_WORK INSTRUCTIONS_. Extract everything from the first line through the line with "import seaborn as sns", both ends included, except for any pictures.

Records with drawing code

-- begin --

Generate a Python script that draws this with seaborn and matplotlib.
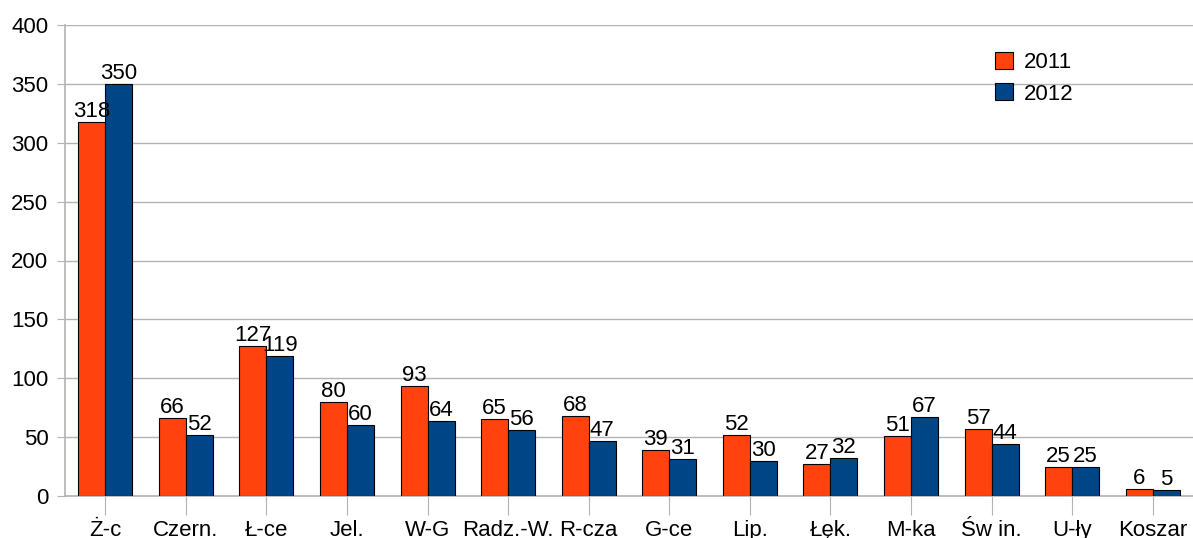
import pandas as pd
import matplotlib
matplotlib.use("Agg")
import matplotlib.pyplot as plt
import seaborn as sns

# Data
categories = ['Ż-c', 'Czern.', 'Ł-ce', 'Jel.', 'W-G', 'Radz.-W.', 'R-cza',
              'G-ce', 'Lip.', 'Łęk.', 'M-ka', 'Św in.', 'U-ły', 'Koszar']
values_2011 = [318, 66, 127, 80, 93, 65, 68, 39, 52, 27, 51, 57, 25, 6]
values_2012 = [350, 52, 119, 60, 64, 56, 47, 31, 30, 32, 67, 44, 25, 5]
years = ['2011', '2012']
colors = ['#FF420E', '#004586']

df = pd.DataFrame({
    'cat': categories * 2,
    'val': values_2011 + values_2012,
    'year': [years[0]] * len(categories) + [years[1]] * len(categories),
})

sns.set_style('white')
plt.rcParams['font.family'] = ['Liberation Sans', 'DejaVu Sans']
plt.rcParams['text.color'] = 'black'
plt.rcParams['xtick.labelcolor'] = 'black'
plt.rcParams['ytick.labelcolor'] = 'black'

fig = plt.figure(figsize=(11.93, 5.38), dpi=100)
ax = fig.add_axes([65 / 1193, 42 / 538, 1128 / 1193, 471 / 538])

sns.barplot(data=df, x='cat', y='val', hue='year', palette=colors,
            width=0.67, saturation=1, edgecolor='black', linewidth=0.8,
            ax=ax, zorder=3)

for cont in ax.containers:
    ax.bar_label(cont, fontsize=16, padding=0, color='black')

ax.set_ylim(0, 400)
ax.set_xlim(-0.5, len(categories) - 0.5)
ax.set_yticks(range(0, 401, 50))
ax.yaxis.grid(True, color='#b3b3b3', linewidth=1, zorder=0)
ax.xaxis.grid(False)
ax.set_xlabel('')
ax.set_ylabel('')

for side in ['top', 'right']:
    ax.spines[side].set_visible(False)
for side in ['left', 'bottom']:
    ax.spines[side].set_color('#b3b3b3')
    ax.spines[side].set_linewidth(1.2)

ax.tick_params(axis='y', labelsize=16, length=6, color='#b3b3b3', left=True, pad=6)
ax.tick_params(axis='x', labelsize=16, length=14, color='#b3b3b3', bottom=True, pad=3)

ax.legend(loc='upper right', bbox_to_anchor=(0.912, 0.985), frameon=False,
          fontsize=16, handlelength=0.8, handleheight=0.8, labelspacing=0.45,
          handletextpad=0.5)

fig.savefig('out.png', dpi=100)
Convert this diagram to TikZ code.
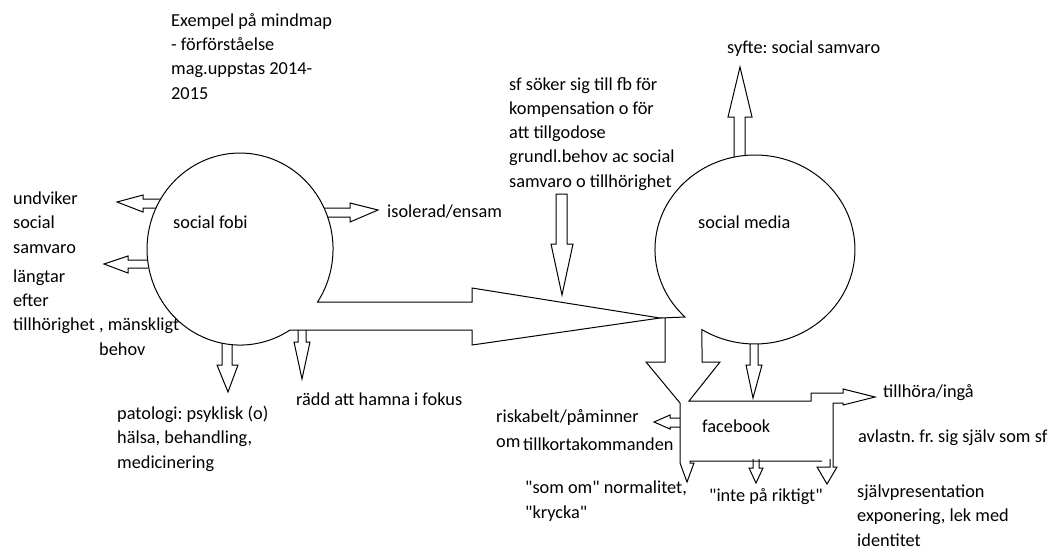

-- end --

_WRITTEN RESPONSE_.
Generate a Python script that draws this with seaborn and matplotlib.
import pandas as pd
import matplotlib
matplotlib.use("Agg")
import matplotlib.pyplot as plt
import seaborn as sns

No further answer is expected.